Zur Verurteilung kramten die Richter ein Gesetz aus der Kolonialzeit hervor, das ursprünglich der Bestrafung von Rebellion gegen den König diente. In Großbritannien längst im Papierkorb gelandet, ist es in Indien immer noch Teil des Strafgesetzbuches, obwohl Jawaharlal Nehru bereits 1951 für die Abschaffung plädierte.

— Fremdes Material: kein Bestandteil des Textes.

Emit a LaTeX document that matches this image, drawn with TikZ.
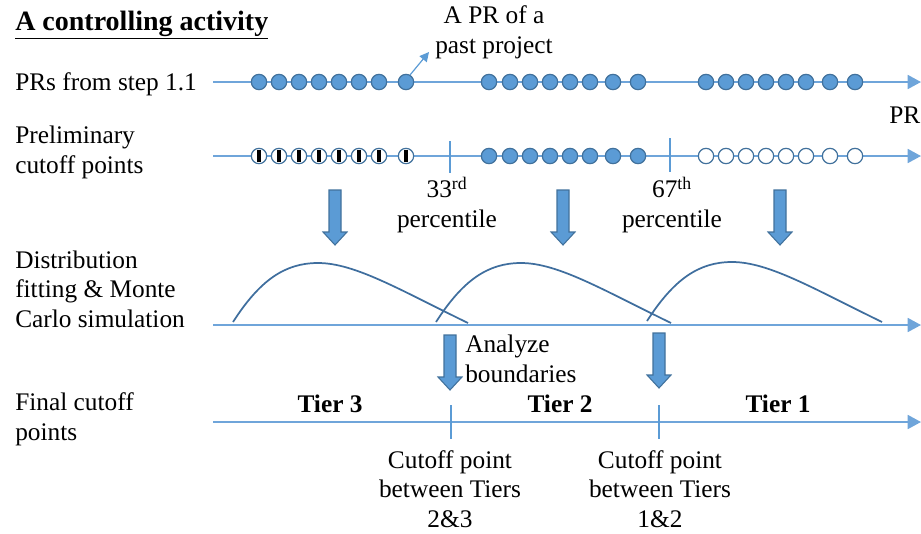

Gleich nach der Urteilsverkündung brach ein Proteststurm los, der seinen Höhepunkt zum Gedenktag an die Ermordung Mahatma Gandhis Ende dieses Monats erreichen soll. Es hagelte Petitionen an Premierminister Manmohan Singh und Staatspräsidentin Pratibha Devi Singh Patil. Der Nationalrat der Kirchen Indiens, der muslimische All-India Milli Council, das Indian Community Activists Network, dem 25 demokratische Verbände angehören, Organisationen der Sikh-Minderheit und viele Persönlichkeiten haben Stellung gegen das Urteil bezogen. Ram Jethmalani, ein namhafter Strafverteidiger, brüskierte seine eigene Partei, die BJP, als er ankündigte, Dr. Sen bei dem zu erwartenden Berufungsverfahren vertreten zu wollen. Der ehemalige Gerichtspräsident Rajinder Sachar erklärte: »Ich schäme mich für eine Rechtsprechung, die ein derart lächerliches Urteil fällt.« Andere Juristen äußerten, das Gesetz gegen Aufwiegelung sei angewendet worden, um Menschenrechtler und politisch Andersdenkende zum Schweigen zu bringen. Der Schuldspruch bedeute grobes Unrecht und nähre Zweifel an der Unabhängigkeit der Justiz in der größten Demokratie der Welt. Der Sozialwissenschaftler Shiv Vishwanathan sprach von einem »entsetzlichen Unrechtsakt« und vom »Verrat einer ethischen Vision«. Sen gehöre zu jenen, die den Stummen eine Stimme gegeben haben. M.J. Akbar, Herausgeber des Magazins »India Today«, schrieb: »Indien ist eine merkwürdige Demokratie geworden, in der Binayak Sen lebenslänglich bekommt und man Räubern ein Leben in Luxus erlaubt.« Sen habe »einen fundamentalen, tödlichen Fehler gemacht. Er war auf der Seite der Armen.« Das sei in Indiens »oligarchischer Demokratie« ein unverzeihlicher Fehler.

Justizminister Veerappa Moily wies die Kritik indes zurück. Sie beeinträchtige faire Entscheidungen von Gerichten, verunsichere Richter und führe womöglich zum »Zerfall des Justizsystems«. Die Protestierenden sollten den Berufungsprozess abwarten.